Some useful patterns:
- `assert len(df) > 0` - DataFrame isn't empty
- `assert (df['col'] > 0).all()` - All values in column are positive
- `assert df['col'].notna().all()` - No missing values
- `assert len(filtered_df) < len(original_df)` - Filter actually removed rows

### Why use asserts?

They're like sanity checks. After filtering data, you can assert that the filter worked correctly. Consider the code below, it seems completely reasonable.

In [None]:
# Remove Sunday
non_sunday_tips = tips[tips['day'] != 'Sun']

print(f"Days besides Sunday has {len(non_sunday_tips)} transactions out of {len(tips)} total")

Everything runs. However, if you actually look at the data `non_sunday_tips`, you'll realize Sunday is still there! The problem is that in this code we abbreviated Sunday to "Sun", which is incorrect (that's not how it's stored in the data). So it removed rows with `"Sun"`, but the problem is there's no rows like this, so it actually didn't remove anything!

In [None]:
# Remove Sunday
non_sunday_tips = tips[tips['day'] != 'Sun']

# Sanity check: we should have fewer rows than the original
assert len(non_sunday_tips) < len(tips), "Something's wrong - No rows were removed!"

print(f"Days besides Sunday has {len(non_sunday_tips)} transactions out of {len(tips)} total")

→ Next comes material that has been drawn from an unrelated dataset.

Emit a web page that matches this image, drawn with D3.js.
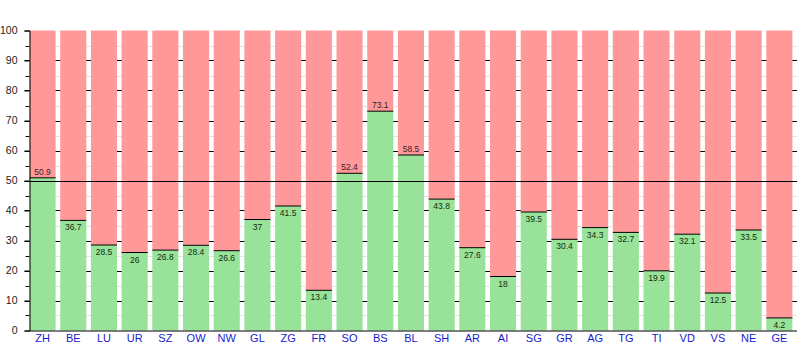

## Practice: Writing Assertions

1. After filtering to smokers only, assert that all values in the `smoker` column are "Yes"
2. Assert that all `tip` values in the original dataset are positive
3. After filtering to Saturday only, assert the row count is less than the original
4. Assert that the mean tip is between $1 and $10 (a reasonable sanity check)

In [None]:
# 1. Filter to smokers and assert all are "Yes"
# Step 1: Create smokers_only = tips[tips['smoker'] == 'Yes']
# Step 2: Assert that (smokers_only['smoker'] == 'Yes').all() is True

smokers_only = tips[tips['smoker'] == 'Yes']


In [None]:
# 2. Assert that all tip values are positive
# Step 1: Check if (tips['tip'] > 0).all() is True
# Step 2: Write the assert with a helpful error message


In [None]:
# 3. Filter to Saturday and assert row count is smaller
# Step 1: Create saturday_only = tips[tips['day'] == 'Sat']
# Step 2: Assert that len(saturday_only) < len(tips)

saturday_only = tips[tips['day'] == 'Sat']


In [None]:
# 4. Assert that mean tip is between $1 and $10
# Step 1: Compute mean_tip = tips['tip'].mean()
# Step 2: Assert that 1 < mean_tip < 10

mean_tip = tips['tip'].mean()


## Wrap-up

Today you learned:
- How to choose the right visualization (histogram, scatter, bar)
- How to create visualizations with Seaborn
- How to use `assert` statements to catch bugs in your analysis

Get in the habit of adding assertions after any filtering or data transformation. Your future self will thank you!